Phyllis ha descritto il suo “prima” e “dopo” Pointer: anni di dieta poco sana, sedentarietà, stress lavorativo, lutti e depressione, con un forte senso di deriva. Entrata nel gruppo strutturato, ha fatto proprio il programma, cambiando in profondità alimentazione, attività fisica e vita sociale. Racconta di aver perso il prediabete, evitato le statine grazie al miglioramento del colesterolo, perso circa 30 kg e molti centimetri di circonferenza vita, ridotto il dolore articolare e, soprattutto, abbandonato l’idea che “dolore e declino siano normali con l’età”. Si definisce oggi “Phyllis AP – after Pointer”, più energica, con uno scopo, impegnata a diffondere il messaggio soprattutto nella comunità nera, colpita da tassi di demenza doppi rispetto alle persone bianche.

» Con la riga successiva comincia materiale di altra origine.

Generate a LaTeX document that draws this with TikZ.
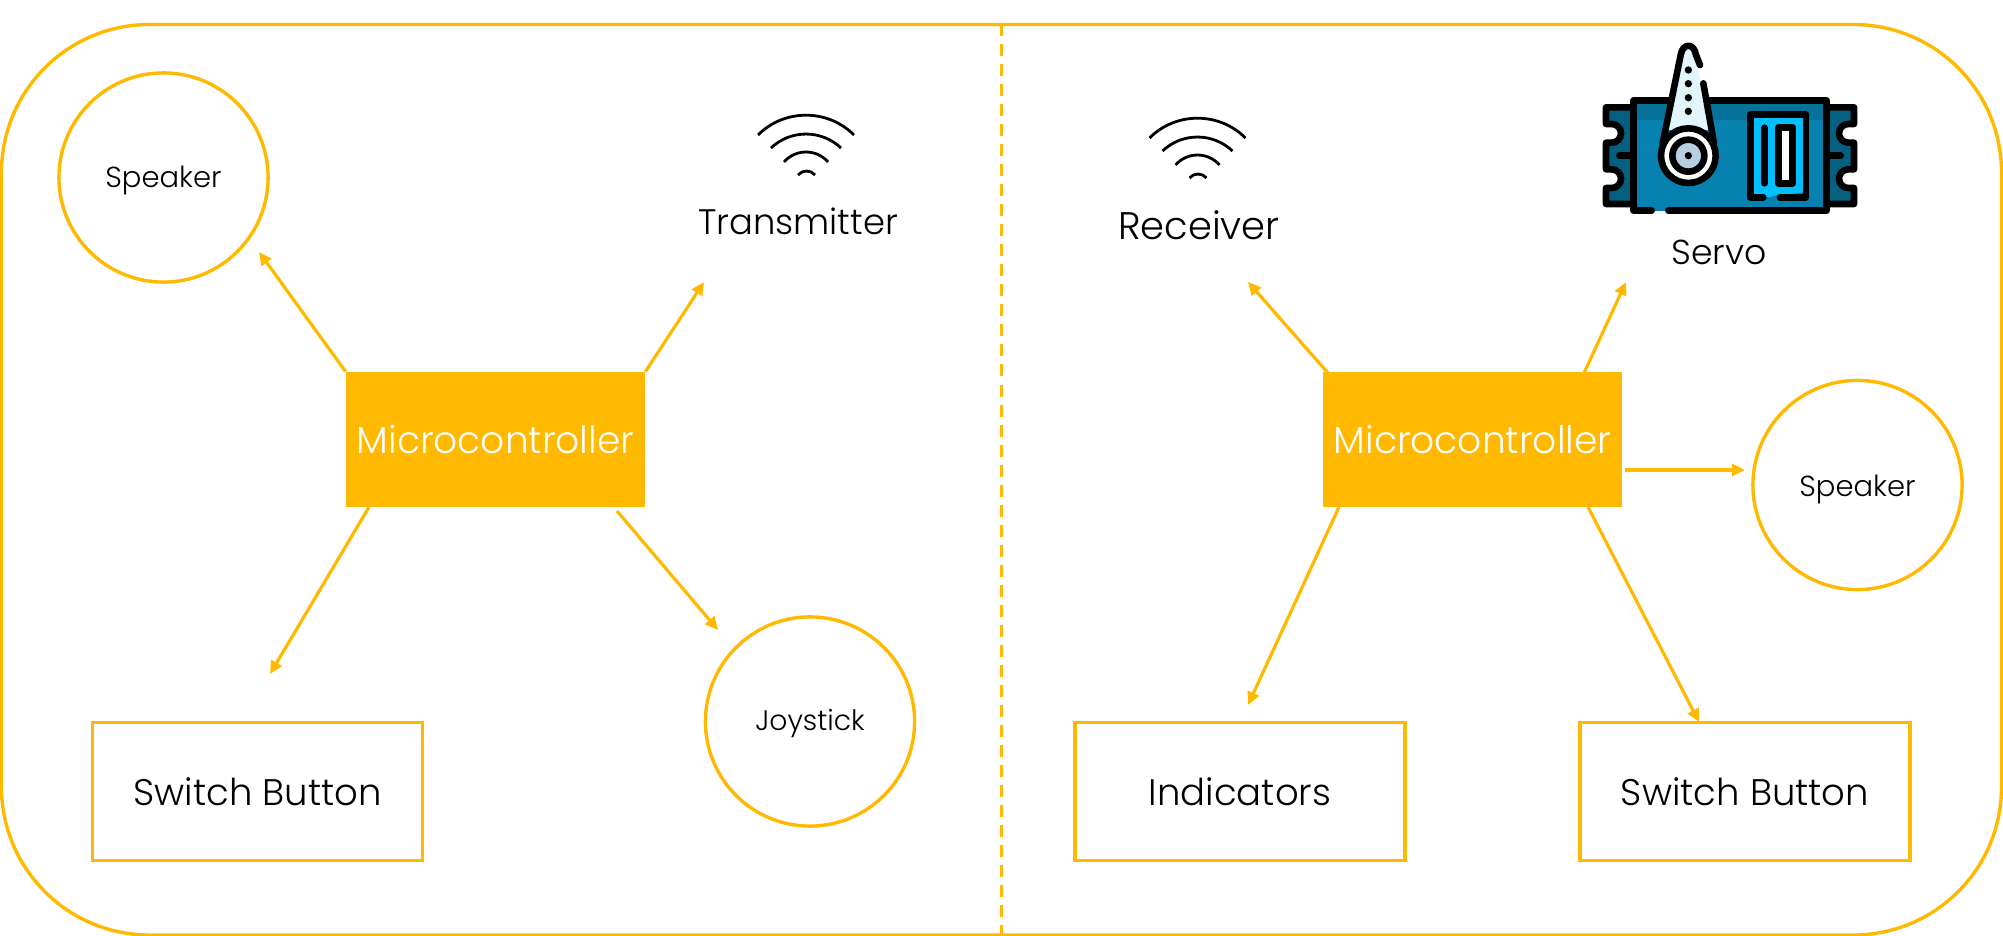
\documentclass[tikz,border=0pt]{standalone}
\usepackage{fontspec}
\setmainfont{Poppins Light}
\usetikzlibrary{arrows.meta}
\definecolor{amber}{HTML}{FFB900}
\definecolor{earblue}{HTML}{05607F}
\definecolor{bodyblue}{HTML}{0681B0}
\definecolor{bandblue}{HTML}{06729A}
\definecolor{winblue}{HTML}{00BFFF}
\definecolor{hornblue}{HTML}{E0F5FC}
\definecolor{hubblue}{HTML}{B8D0E0}
\tikzset{
  amberline/.style={draw=amber,line width=1.7pt},
  link/.style={amber,line width=1.6pt,-{Triangle[length=6.5pt,width=6pt]}},
  micro/.style={fill=amber,inner sep=0pt,minimum width=149.5pt,minimum height=67.5pt,text=white,font=\fontsize{18.8}{22}\selectfont},
  boxnode/.style={amberline,fill=white,inner sep=0pt,minimum width=165pt,minimum height=69pt,font=\fontsize{18.5}{22}\selectfont},
  roundnode/.style={amberline,circle,fill=white,inner sep=0pt,minimum size=104.6pt},
  plainlabel/.style={inner sep=0pt},
  wave/.style={black,line width=1.4pt},
  ink/.style={black,line width=3.3pt,line cap=round,line join=round},
}
\begin{document}
\begin{tikzpicture}[x=0.5pt,y=-0.5pt]
\useasboundingbox (0,0) rectangle (2003,936);
% frame and divider
\draw[amberline,rounded corners=74pt] (1.5,24.5) rectangle (2001.5,935);
\coordinate (divtop) at (1001.5,24.5);
\coordinate (divbot) at (1001.5,935);
\draw[amberline,dash pattern=on 6pt off 4pt] (divtop) -- (divbot);
% nodes
\node[micro] (mcl) at (495.5,439.5) {Microcontroller};
\node[micro] (mcr) at (1472.5,439.5) {Microcontroller};
\node[roundnode,font=\fontsize{14.5}{17}\selectfont] (spkl) at (163.5,177.5) {\raisebox{-5.2pt}[0pt][0pt]{Speaker}};
\node[roundnode,font=\fontsize{14.1}{17}\selectfont] (joy) at (810,721.5) {\raisebox{-4.6pt}[0pt][0pt]{Joystick}};
\node[roundnode,font=\fontsize{14.5}{17}\selectfont] (spkr) at (1857.5,485) {\raisebox{-5.7pt}[0pt][0pt]{Speaker}};
\node[boxnode] (swl) at (257.5,791.5) {Switch Button};
\node[boxnode] (ind) at (1240,791.5) {Indicators};
\node[boxnode] (swr) at (1745,791.5) {Switch Button};
\node[plainlabel,font=\fontsize{17.7}{21}\selectfont] (tx) at (798,221) {Transmitter};
\node[plainlabel,font=\fontsize{19.2}{23}\selectfont] (rx) at (1199,225) {Receiver};
\node[plainlabel,font=\fontsize{17.3}{21}\selectfont] (srv) at (1719,252) {Servo};
% free ends
\coordinate (a1) at (259,252);
\coordinate (a2) at (704,282);
\coordinate (a3s) at (369,507);
\coordinate (a3) at (270,674);
\coordinate (a4s) at (617,511);
\coordinate (a4) at (718,630);
\coordinate (b1s) at (1328,373);
\coordinate (b1) at (1248,282);
\coordinate (b2s) at (1584,373);
\coordinate (b2) at (1626,282);
\coordinate (b3s) at (1625,470);
\coordinate (b3) at (1745,470);
\coordinate (b4s) at (1339,507);
\coordinate (b4) at (1248,705);
\coordinate (b5s) at (1588,507);
\coordinate (b5) at (1699,722);
% connectors
\draw[link] (mcl.north west) -- (a1);
\draw[link] (mcl.north east) -- (a2);
\draw[link] (a3s) -- (a3);
\draw[link] (a4s) -- (a4);
\draw[link] (b1s) -- (b1);
\draw[link] (b2s) -- (b2);
\draw[link] (b3s) -- (b3);
\draw[link] (b4s) -- (b4);
\draw[link] (b5s) -- (b5);
% wifi icons
\foreach \dx/\dy in {0/0,391.5/3}{
 \begin{scope}[shift={(\dx,\dy)}]
  \draw[wave] (758,135) .. controls (784.4,108.6) and (827.6,108.6) .. (854,135);
  \draw[wave] (771,148) .. controls (790.6,129.4) and (821.4,129.4) .. (841,148);
  \draw[wave] (784,162) .. controls (795.6,148.7) and (816.4,148.7) .. (828,162);
  \draw[wave] (798,175) .. controls (802.4,169.7) and (810.6,169.7) .. (815,175);
 \end{scope}
}
% servo icon (drawn in the 3x crop's coordinates)
\begin{scope}[shift={(1560,20)},x=0.16667pt,y=-0.16667pt]
 % ears
 \foreach \mx/\off in {1/0,-1/1020}{
 \begin{scope}[shift={(\off,0)},xscale=\mx]
  \draw[ink,fill=earblue] (220,262) -- (138,262) -- (138,312) -- (155,312)
    arc[start angle=-90,end angle=90,radius=28] -- (138,368) -- (138,448) -- (155,448)
    arc[start angle=-90,end angle=90,radius=28] -- (138,504) -- (138,552) -- (220,552) -- cycle;
  \draw[ink] (178,407) -- (220,407);
 \end{scope}}
 % body
 \fill[bodyblue] (220,242) rectangle (800,572);
 \fill[bandblue] (220,252) rectangle (800,300);
 \draw[ink] (275,572) -- (220,572) -- (220,242) -- (800,242) -- (800,572) -- (325,572);
 % window
 \fill[winblue] (572,283) rectangle (738,532);
 \fill[bodyblue] (738,532) -- (630,532) .. controls (650,520) and (700,525) .. (738,515) -- cycle;
 \draw[ink] (610,532) -- (572,532) -- (572,283) -- (738,283) -- (738,532) -- (660,532);
 \draw[ink] (613,323) -- (613,490);
 \draw[ink,fill=white!92!hubblue] (655,323) rectangle (698,490);
 % horn
 \fill[hornblue] (320,330) -- (362,110) .. controls (368,70) and (402,70) .. (408,110) -- (450,330) -- cycle;
 \draw[ink] (420,135) -- (408,105) .. controls (402,68) and (368,68) .. (362,105) -- (308,370);
 \draw[ink] (430,190) -- (462,370);
 \draw[ink,fill=white!96!hornblue] (385,407) circle[radius=82];
 \draw[ink,fill=hubblue] (385,407) circle[radius=48];
 \fill[black] (385,407) circle[radius=11];
 \foreach \yy in {150,191,233,274} \fill[black] (385,\yy) circle[radius=11];
\end{scope}
\end{tikzpicture}
\end{document}
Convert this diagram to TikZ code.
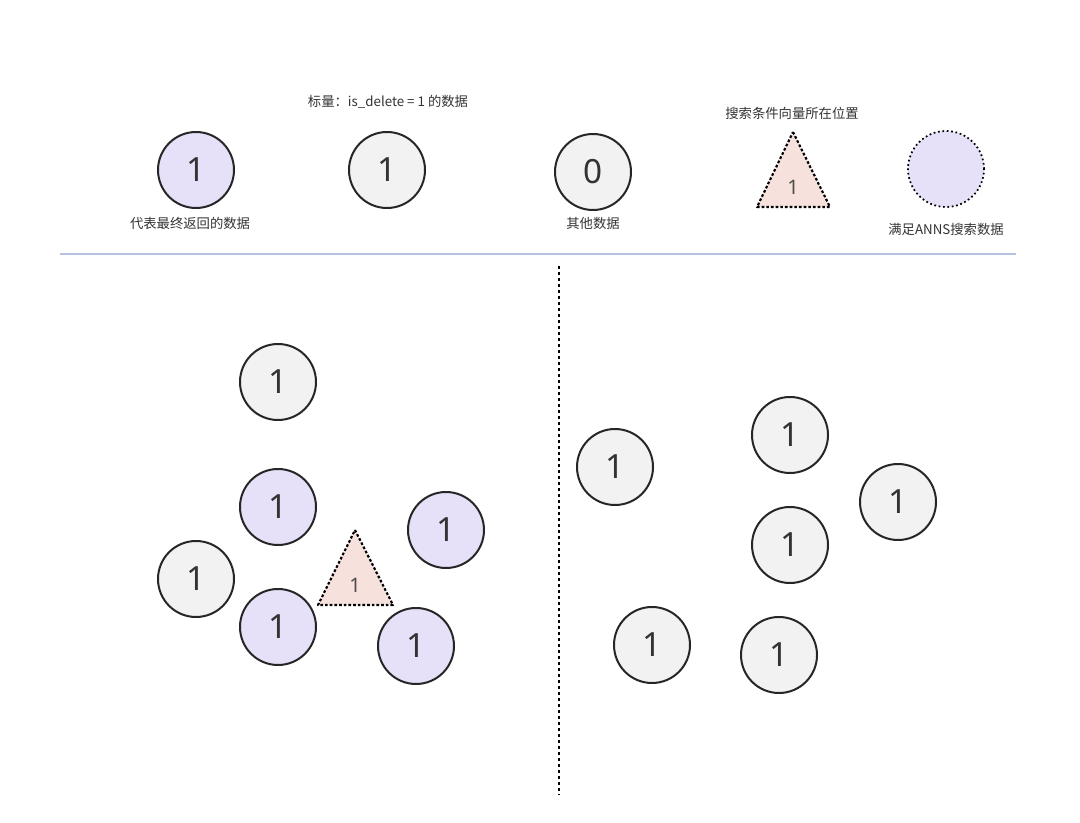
\documentclass[tikz,border=0pt]{standalone}
\usepackage{fontspec}
\setmainfont{Noto Sans}
\newfontfamily\cjk{Noto Sans CJK SC}
\definecolor{lav}{RGB}{230,224,248}
\definecolor{pinkf}{RGB}{247,225,221}
\begin{document}
\begin{tikzpicture}[x=0.75pt,y=-0.75pt,
  dot/.style={circle,draw=black!85,line width=1.5pt,minimum size=57pt,inner sep=0pt,font=\fontsize{25}{25}\selectfont,text=black!80},
  pur/.style={dot,fill=lav},
  gry/.style={dot,fill=black!5},
  lbl/.style={font=\cjk\fontsize{10}{10}\selectfont,text=black!80},
  tri/.style={draw=black,fill=pinkf,line width=1.6pt,dash pattern=on 2pt off 1.5pt,line join=round}]
\useasboundingbox (0,0) rectangle (1080,823);
% legend
\node[pur] (l1) at (196,170) {1};
\node[gry] (l2) at (387,170) {1};
\node[gry] (l3) at (593,172) {0};
\draw[tri] (793,132) -- (830,207) -- (757,207) -- cycle;
\node[font=\fontsize{15}{15}\selectfont,text=black!70] (l4) at (793,187) {1};
\node[circle,draw=black,line width=1.3pt,dotted,fill=lav,minimum size=57pt,inner sep=0pt] (l5) at (946,169) {};
\node[lbl] (t1) at (190,223) {代表最终返回的数据};
\node[lbl] (t2) at (388,102) {标量：is\_delete = 1 的数据};
\node[lbl] (t3) at (593,223) {其他数据};
\node[lbl] (t4) at (792,113) {搜索条件向量所在位置};
\node[lbl] (t5) at (946,229) {满足ANNS搜索数据};
\coordinate (h1) at (60,254); \coordinate (h2) at (1016,254);
\draw[line width=1.5pt,color={rgb,255:red,184;green,192;blue,228}] (h1) -- (h2);
\coordinate (v1) at (559,266); \coordinate (v2) at (559,795);
\draw[line width=1.5pt,dash pattern=on 2pt off 2.5pt] (v1) -- (v2);
% left
\node[gry] (a1) at (278,382) {1};
\node[pur] (a2) at (278,507) {1};
\node[pur] (a3) at (446,530) {1};
\node[gry] (a4) at (196,579) {1};
\node[pur] (a5) at (278,627) {1};
\node[pur] (a6) at (416,646) {1};
\draw[tri] (355,530) -- (393,605) -- (318,605) -- cycle;
\node[font=\fontsize{15}{15}\selectfont,text=black!70] (a7) at (355,585) {1};
% right
\node[gry] (b1) at (615,467) {1};
\node[gry] (b2) at (790,435) {1};
\node[gry] (b3) at (898,502) {1};
\node[gry] (b4) at (790,545) {1};
\node[gry] (b5) at (652,645) {1};
\node[gry] (b6) at (779,655) {1};
\end{tikzpicture}
\end{document}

In chiusura, Maria Carrillo ha sottolineato che per anni le evidenze su stile di vita e rischio di demenza erano quasi tutte osservazionali; US POINTER offre finalmente una prova randomizzata, in una popolazione ampia e diversificata, che uno stile di vita sano sostenuto da struttura e supporto organizzato può migliorare la funzione cognitiva. L’Alzheimer’s Association ha annunciato l’intenzione di espandere il modello US POINTER su scala nazionale, in collaborazione con sistemi sanitari, comunità e agenzie locali, e di seguire i partecipanti per altri quattro anni in una fase osservazionale per capire la durata degli effetti e l’impatto sui reali tassi di declino cognitivo e demenza.

Dalla ricerca alla sanità pubblica: “non tra cinque anni, ma adesso”
L’Alzheimer’s Association ha già annunciato l’intenzione di espandere il modello US POINTER a livello nazionale, in partnership con comunità, sistemi sanitari e centri clinici. È prevista una fase osservazionale di 4 anni per seguire l’andamento cognitivo e i biomarcatori nel tempo e valutare la durabilità degli effetti.

Sul fronte dell’implementazione, gli autori sottolineano che il cuore del modello è una combinazione di:
• figure dedicate (case manager, coach dello stile di vita, assistenti sociali formati), capaci di seguire gruppi di 100–200 persone;
• risorse locali accessibili (palestre di comunità, centri anziani, programmi di cammino, attività sociali e culturali), sfruttate in chiave di “rete” intorno ai partecipanti;
• supporto di gruppo, che aumenta motivazione, aderenza e senso di appartenenza.

Il messaggio finale, rivolto al pubblico, resta sorprendentemente concreto: muoversi di più e sedersi di meno, migliorare la qualità della dieta, imparare cose nuove, restare socialmente connessi e tenere sotto controllo i propri numeri di salute non sono solo “buoni consigli generici”, ma una vera e propria prescrizione per il cervello, ora supportata da un grande trial randomizzato e da dati fisiologici coerenti.